Morphological, spectroscopic, and electrochemical aspects of boron-doped diamond (BDD) films grown on silicon surfaces originating from three different laboratories have been examined by atomic force microscopy (AFM), Raman scattering, Auger electron spectroscopy, and cyclic voltammetry in polyethylene oxide LiClO4 electrolytes in ultrahigh vacuum. All specimens displayed AFM images characteristic of diamond and Raman spectra consistent with a wide range of boron concentrations (10(19) to 10(21) B atom/cm(3)), with no evidence for the presence of gross graphitic impurities.

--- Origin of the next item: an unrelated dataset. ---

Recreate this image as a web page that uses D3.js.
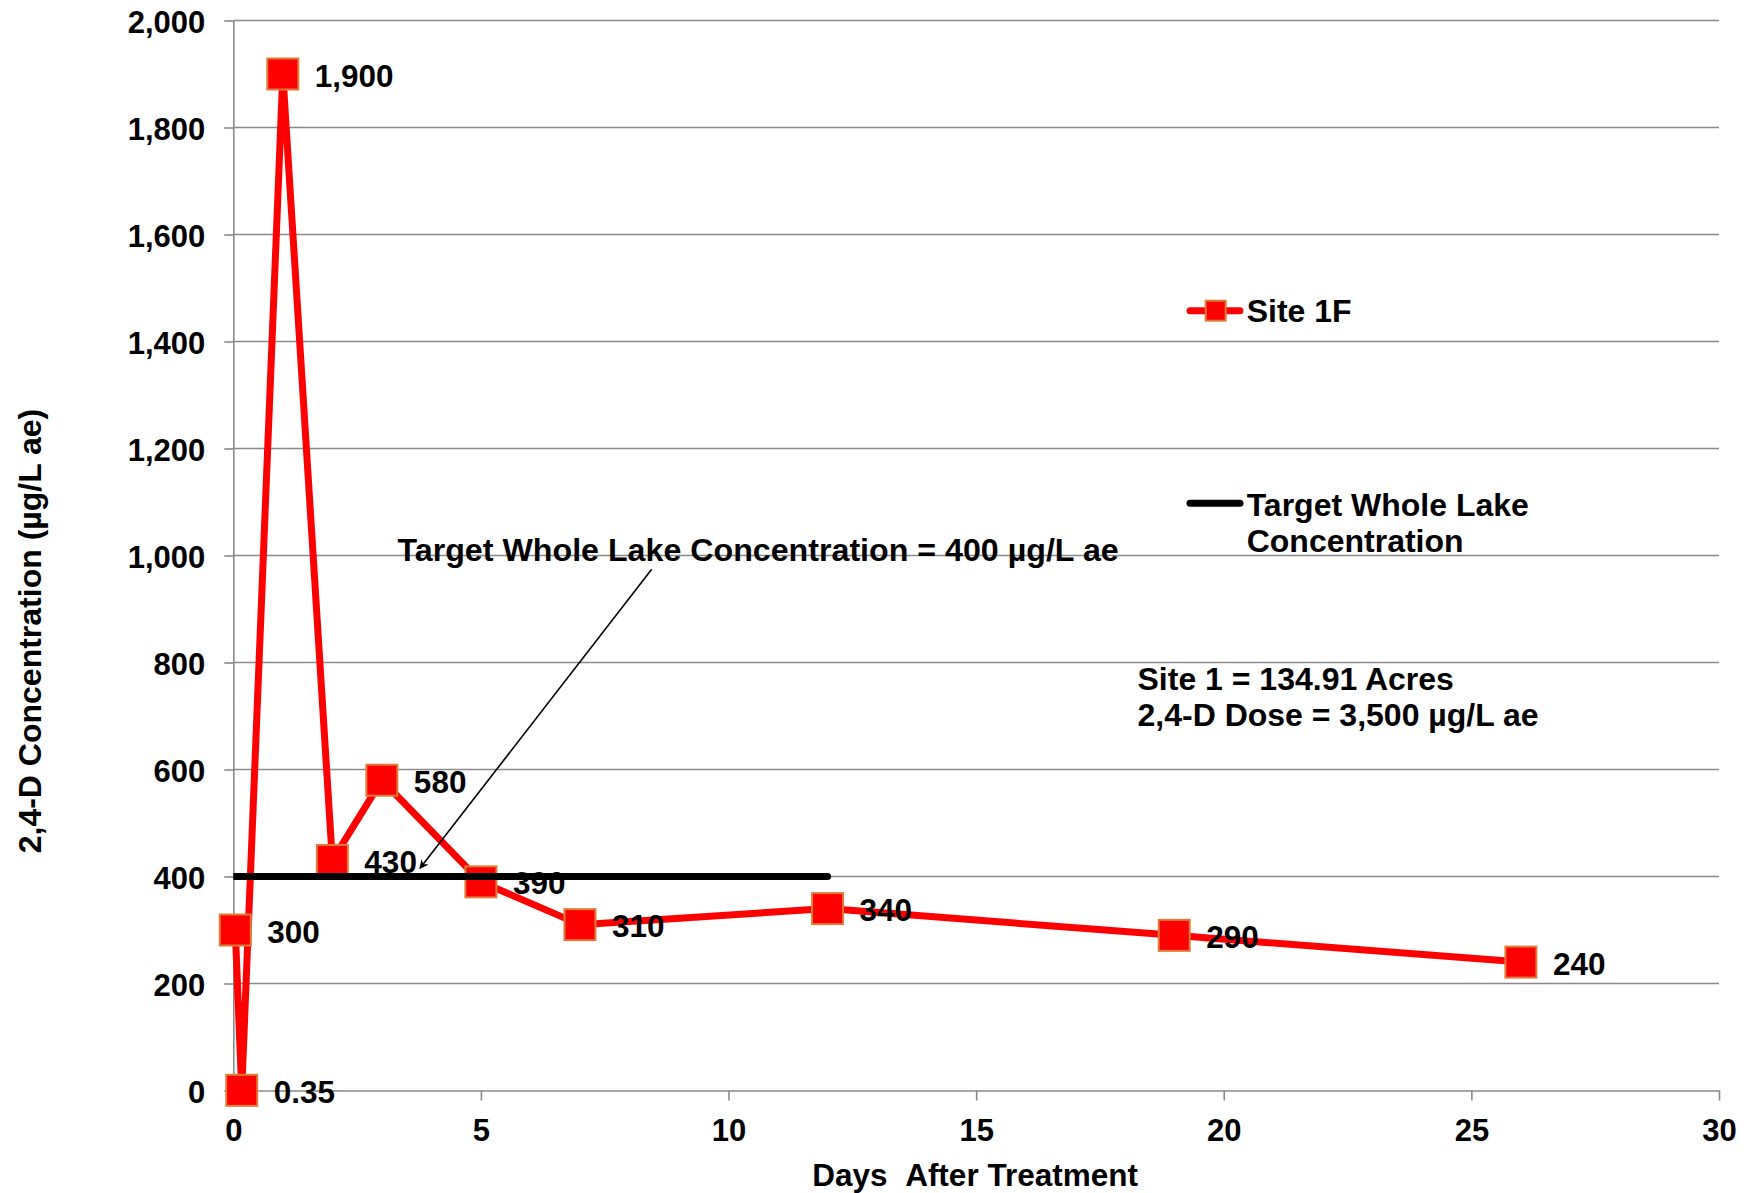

The cyclic voltammetry of two of the specimens (denoted as GV2 and CWRU), however, showed features at potentials positive to lithium bulk deposition attributed to lithium-ion intercalation/deintercalation phenomena in non-diamond carbon present as a surface impurity, perhaps at the grain boundaries. This finding is consistent with earlier results for a specimen of type GV2 in aqueous electrolytes [Vinokur et al., J. Electrochem. Sec., 143, L238 (1996)], for which rates of heterogeneous electron transfer for certain redox couples were found higher than those for nominally clean BDD surfaces.